The Real Truth About Green Marketing
By Ruby Gates
MarketShift Strategies
I was explaining to a friend the other day about the difference between marketing and green marketing. And truly there is no difference. Online and offline strategies, tools, data analysis, market research, positioning and branding are all the same. What sets green marketing apart –if we agree to call it that- is the intention behind the marketing approach.
Marketing is really about creating and controlling perception. It is the daily component in our lives designing and leveraging our identity for huge profit gain. Done well, marketing claims victory to that final nanosecond of consumer choice
But where marketing is at its finest –where it is a virtual art form and taps some of the most creative minds available- is at the strategic level. This is the moment when the blueprint of the consumer brain is superimposed over our collective identity, our mutual need and the subsequent feeling of loss we are all supposed to feel if we buy the other brand. At the moment we make that purchasing decision, our neurons are battling it out to see where we belong and with whom we identify. The string of products in our cupboards and parked in our driveways connect us to one big pool of “togetherness.”
Look closer and see how you identify with others driving the same car you drive. A friendly toot of the horn and slight wave as you pass each other on the road -a breezy affirmation that you both belong to the same club. Or the quick scan you give to your neighbor’s groceries as he loads them on the check out stand. Oh! I buy that peanut butter, too and by that mere fact I will save your life if you so choose it necessary. We are joined by some consumer marketing brilliance that connects us to some communication stream hitting just the right part of our brain. We’re practically related by this point.

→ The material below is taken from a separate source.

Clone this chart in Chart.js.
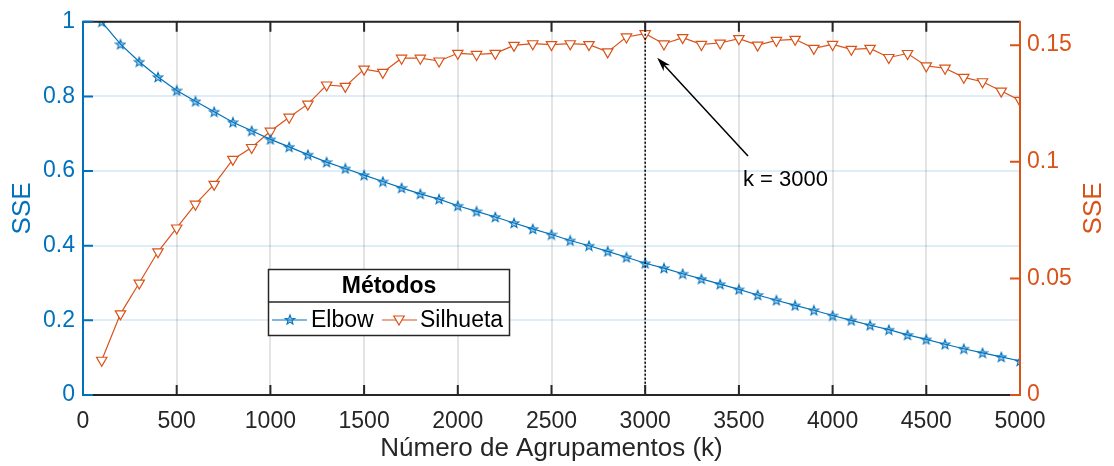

Which brings me back to the basics. Strong marketing departments rely on this simple boiled down fact that we all want to belong -to one another, to the tribe, to the look and to the identity of looking like we belong to something. Our primal need for a continuous feedback loop that we’re not alone is the sole nugget that fires a successful marketing strategy.
This is why companies funnel millions of dollars into market research. If we can determine what motivates your identity, we can sell you anything, because the pain of living without identity will eclipse that small part of your brain that argues why you don’t really need that $1000 leather purse that looks like a craft bag from the 70’s.
The Little White Lie
Green Marketing, by its very nature, is not any different than its sister, Marketing. In fact, it’s just another term that joins the ranks of the ever-growing range of greens this and that. The label Green Marketing is a marketing ploy to make us think that This way of marketing is better than That way of marketing due solely to the pejorative “green.” It’s supposed to make us feel we’re doing the right thing. The old marketing trick doubling back on itself and restructuring its own identity much in the same way BP renamed itself Beyond Petroleum. Did anything really change? Well…that’s debatable, but there is the percieved promise of new brand identity. Marketers are smart enough to realize this trick is just as effective within our own institution.
What sets the role of marketing to a higher level, one that for now I’ll call Green, is intention. Extraordinary marketing suspends traditional short-term gains for long-term harvests. True “Green” Marketing motivates on the intention to educate the marketplace on ecological indicators related to products. This approach empowers us to make informed buying decisions based on the ecological footprint of the product’s creation, use and eventual expiration. It is a marketing blueprint that eschews persuasion in favor of education.
Simply put, Green Marketing is about enabling us to care deeply about our consumption through education.
Just like we all want to “belong,” we also have the same core values. None of us want to wear our Monolo Blahniks or Birkenstocks in a world void of the basic decency and right to clean air, water and food. But traditional marketing techniques gear us to think of who we become if we purchase a product, not the vital role we play in supporting ecological economies and earth positive forms of profitability.
Green Marketing enables the consumer to understand the role a product has on our eventual collapse or survival and empowering the consumer to make a choice from that point. Remember how the consumer was armed with choices once nutritional labels were mandated? Suddenly we had control over the amount of fat, sugar and salt we fed our bodies. Green marketing is the product’s nutritional label for the environment.
And if that means we begin moving towards labels identifying products’ CO2 emissions, waste stream impact and other eco-indicators, so be it. Suddenly, “fat-free” doesn’t mean as much as “Zero-net energy consumption”. This shift in consumerism places the demand back on business to operate and produce responsibly and profitably. Both can coexist.
Remember, there was a day when consumers cared less about sugar content and mono-saturated fats. We’re quick learners. Give us the tools to make an informed choice. Green marketing embraces the responsibility of raising our participation in the stewardship of the earth’s future.
In turn, the consumer’s responsibility is to be informed. Understand the information. Agree with it or not. But make an informed consumer choice when you buy that next car or those oranges grown in South America. This isn’t a departure in consumer models. A capitalist market is set up to respond to the demands and trends of the market place.
But be mindful: If marketing cannot shift the market to respond ecologically to consumer choices, then it is not Green Marketing. Because in the end, our consumerism is the most powerful tool we have in creating earth positive changes.